Many foods are overlooked for their vitamin and mineral content. Add variety to your diet to ensure you are providing your body with the vitamins and minerals it needs. Check out these surprising foods that are actually good sources of certain vitamins and minerals.
» Vitamin C — Vitamin C provides antioxidants that help protect your body against free radical damage and helps to boost your immune system. When we think of vitamin C we usually think of citrus foods such as oranges. However, if you are not consuming citrus foods on a daily basis that is okay if you are including these foods into your diet: Red bell peppers have almost twice the vitamin C of an orange. A cup of broccoli contains the recommended vitamin C for one day. Brussels sprouts, kiwi, cantaloupe, and cauliflower also contain vitamin C.
» Calcium — Think you have to drink milk and eat cheese to get calcium? Not so. Many non-dairy sources are also high in calcium. Eating fish with edible bones such as canned salmon is a good calcium source. Try making salmon patties from wild-caught canned salmon that contains the bones. The bones are so soft and brittle that they can easily be broken up into the salmon patty mixture before cooking and you will not taste them. Other sources of calcium include collard greens, kale, broccoli, turnips, garlic, arugula, Swiss chard, spinach, watercress, okra, red kidney beans, chick peas, figs, sardines, almonds, Brazil nuts, hazelnuts, sesame seeds and wheat grass. To help absorb calcium, your body needs vitamin D and vitamin K. Make sure you are not overlooking these vitamins to ensure calcium is being used effectively in the body.

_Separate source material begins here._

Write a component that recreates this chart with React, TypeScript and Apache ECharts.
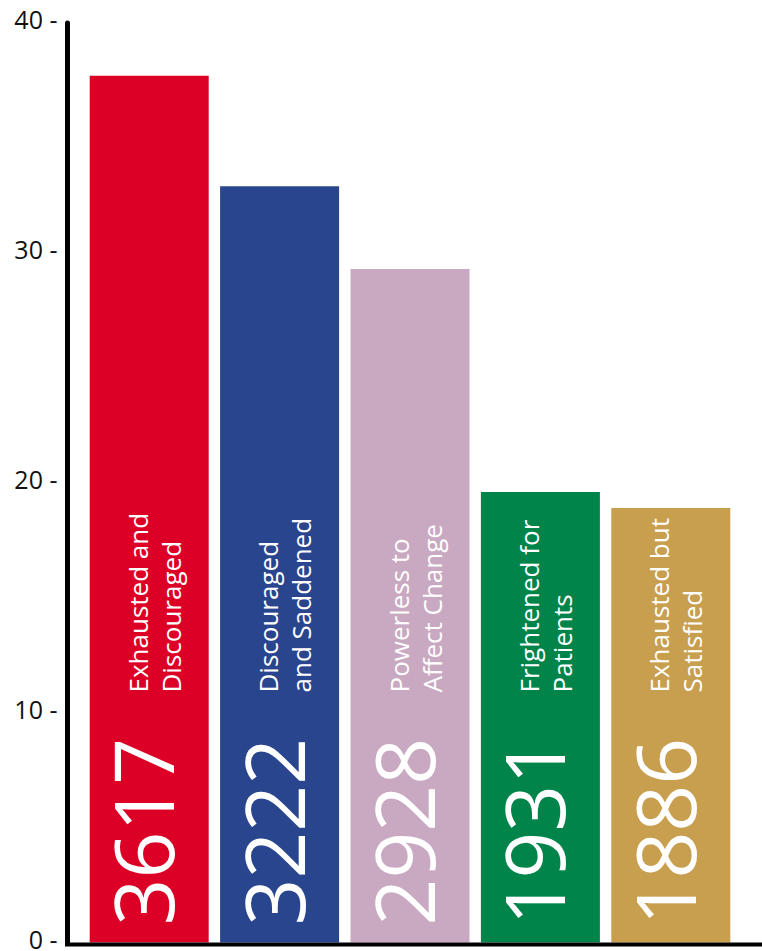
import React, { useEffect, useRef } from "react";
import * as echarts from "echarts";

const categories = [
  "Exhausted and\nDiscouraged",
  "Discouraged\nand Saddened",
  "Powerless to\nAffect Change",
  "Frightened for\nPatients",
  "Exhausted but\nSatisfied",
];
const percentages = [37.7, 32.9, 29.3, 19.6, 18.9];
const counts = [3617, 3222, 2928, 1931, 1886];
const colors = ["#DC0026", "#29458E", "#C9A9C1", "#00844A", "#C89E4F"];
const yMin = 0;
const yMax = 40;
const yStep = 10;

export default function App() {
  const ref = useRef<HTMLDivElement>(null);
  useEffect(() => {
    const chart = echarts.init(ref.current!, null, { renderer: "svg" });
    const option: any = {
      animation: false,
      grid: { left: 84, right: 26, top: 23, bottom: 5 },
      xAxis: {
        type: "category",
        data: categories,
        axisLine: { show: false },
        axisTick: { show: false },
        axisLabel: { show: false },
        splitLine: { show: false },
      },
      yAxis: {
        type: "value",
        min: yMin,
        max: yMax,
        interval: yStep,
        offset: 16.5,
        axisLine: { show: true, lineStyle: { color: "#000", width: 5 } },
        axisTick: { show: false },
        splitLine: { show: false },
        axisLabel: {
          formatter: (v: number) => `${v} -`,
          fontSize: 25,
          color: "#111",
          fontFamily: "Open Sans",
          margin: 10,
          verticalAlign: "bottom",
          lineHeight: 8,
        },
      },
      series: [
        {
          type: "bar",
          data: percentages.map((v, i) => ({ value: v, itemStyle: { color: colors[i] } })),
          barWidth: 119,
          label: {
            show: true,
            position: "insideBottom",
            distance: 17,
            rotate: 90,
            align: "left",
            verticalAlign: "middle",
            offset: [0, -7],
            formatter: (p: any) => String(counts[p.dataIndex]),
            fontSize: 82,
            color: "#fff",
            fontFamily: "Open Sans",
          },
        },
        {
          type: "bar",
          data: percentages,
          barWidth: 119,
          barGap: "-100%",
          itemStyle: { color: "rgba(0,0,0,0)" },
          label: {
            show: true,
            position: "insideBottom",
            distance: 250,
            rotate: 90,
            align: "left",
            verticalAlign: "middle",
            offset: [0, 5],
            formatter: (p: any) => categories[p.dataIndex],
            fontSize: 26,
            lineHeight: 33,
            color: "#fff",
            fontFamily: "Open Sans",
          },
        },
      ],
    };
    chart.setOption(option);
    const y0 = chart.convertToPixel({ yAxisIndex: 0 }, yMin) as number;
    chart.setOption({
      graphic: [
        {
          type: "line",
          shape: { x1: 65, y1: y0 + 2, x2: 762, y2: y0 + 2 },
          style: { stroke: "#000", lineWidth: 4 },
          z: 10,
        },
      ],
    });
    return () => chart.dispose();
  }, []);
  return (
    <div
      ref={ref}
      style={{ position: "absolute", left: 0, top: 0, width: 762, height: 951 }}
    />
  );
}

» Iron — Meat, such as beef, may be what some may think of when it comes to iron. If you’re not a fan of beef, don’t worry, because iron is found in many other foods besides animal products. Heme iron is found in animal foods and is absorbed better in the body. Non-heme iron is found in plant foods and is not absorbed as well as heme. However, you can boost absorption of non-heme foods by pairing them vitamin C-rich foods. Foods such as beans, lentils, cashews and dark green leafy vegetables are forms of non-heme iron. To get the most absorption out of non-heme iron sources try consuming your salad that contains leafy greens with diced oranges or bell peppers. Or top it with a dressing made with lime or lemon juice. Also, cooking in a cast iron pan helps add iron to foods. Iron helps to deliver oxygen to cells throughout the body, so if you don’t get enough, you may experience fatigue, pale skin, headaches and cold hands and feet.
» Vitamin D — Even though the sun is the best source of vitamin D, you can get it is small amounts from some foods. There are few foods that contain vitamin D, and vitamin D deficiency is an epidemic in America. You should still aim to get 10-15 minutes in the sun daily. Food sources of vitamin D include salmon (make sure to purchase wild-caught for optimal vitamin D), sardines, cod liver oil, canned tuna, egg yolks, and some mushrooms.
» Potassium — Potassium is a mineral that the body uses for numerous functions and is essential for bone and heart health. A potassium-rich diet can reduce the risk of heart disease and help to lower blood pressure. Unfortunately, the majority of Americans don’t get enough potassium from their diets. The 2015–20 Dietary Guidelines for Americans classifies potassium as a nutrient of public health concern. If you are not a fan of bananas, no need to fear because there are many foods that contain as much potassium or more than bananas. Dried apricots, lentils, acorn squash, raisins, potatoes, and kidney beans contain more potassium than a banana. Other potassium rich foods include spinach, salmon, tomatoes, broccoli and cantaloupe.